David Rosenthal
Wed, 14 Jul 2010 10:00:52 -0700
Swithun Crowe wrote:
HelloSH> Swithun, Interesting effect of using multiple format ID tools in a SH>bundled arrangement such as FITS. Presumably we have to understand and SH>rectify the inconsistencies rather than just record them. What degree SH>of disagreement have you found?From the files I've been testing FITS with, a lot of the conflicting identifications come from .doc documents. Some are RTF documents in disguise, which can be picked up as RTF or as plain text. Others are picked up as Word documents or as Excel documents. When DROID can't determine the version of a .doc, FITS records this as a partial identification, so DROID's contribution is not used.

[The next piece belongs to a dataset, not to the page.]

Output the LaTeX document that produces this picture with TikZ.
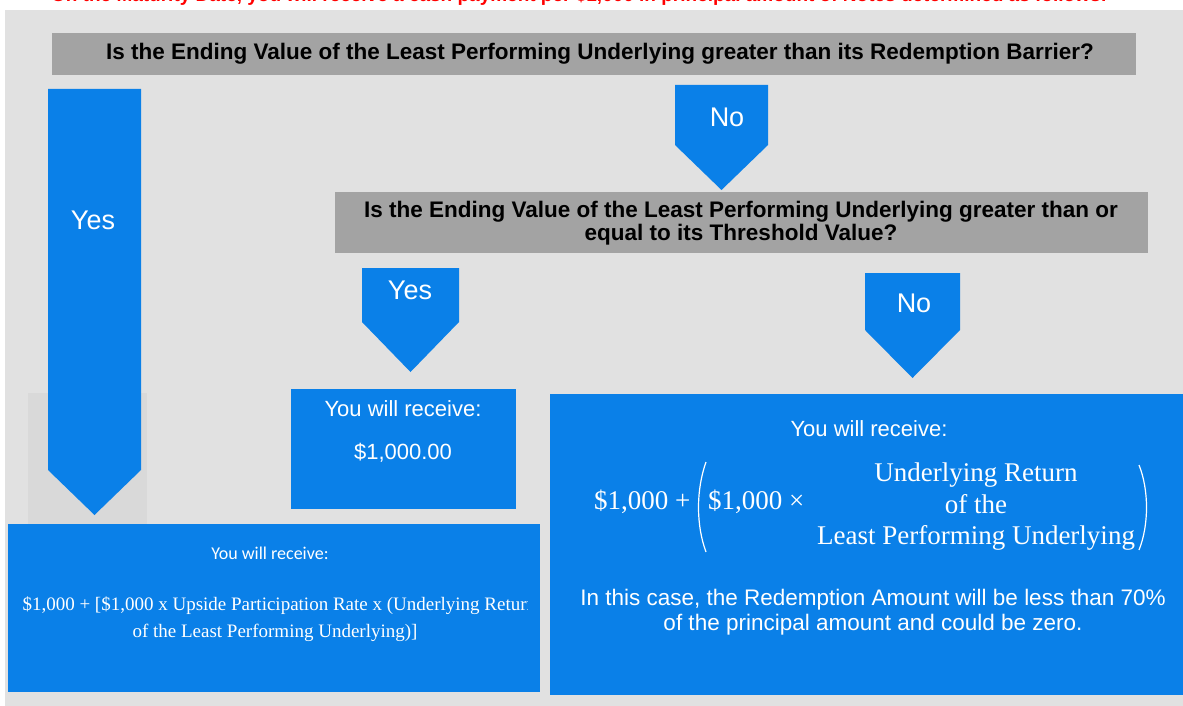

This is an example of a problem discussed at length in a January 2009 post to my blog: http://blog.dshr.org/2009/01/postels-law.html Format tools like JHOVE and DROID are far from infallible. If they are well maintained, their results should improve over time. That is, running them at time A will generate result F(A), running them at time B>A will generate results F(B). If S(X) is the percentage of false positives and false negatives, then S(F(B)) <= S(F(A)) because bugs and bad data will have been fixed in the interval A to B. This means that running these tools, remembering their results, and using those results at a later time is a very bad idea. If the information is needed at a later time, the tools should be re-run. And the information should be used with the knowledge that some of the results at any given time will be wrong. The certainty in PREMIS is the problem. Format identifications, as with every type of metadata, will always be uncertain to some extent. David.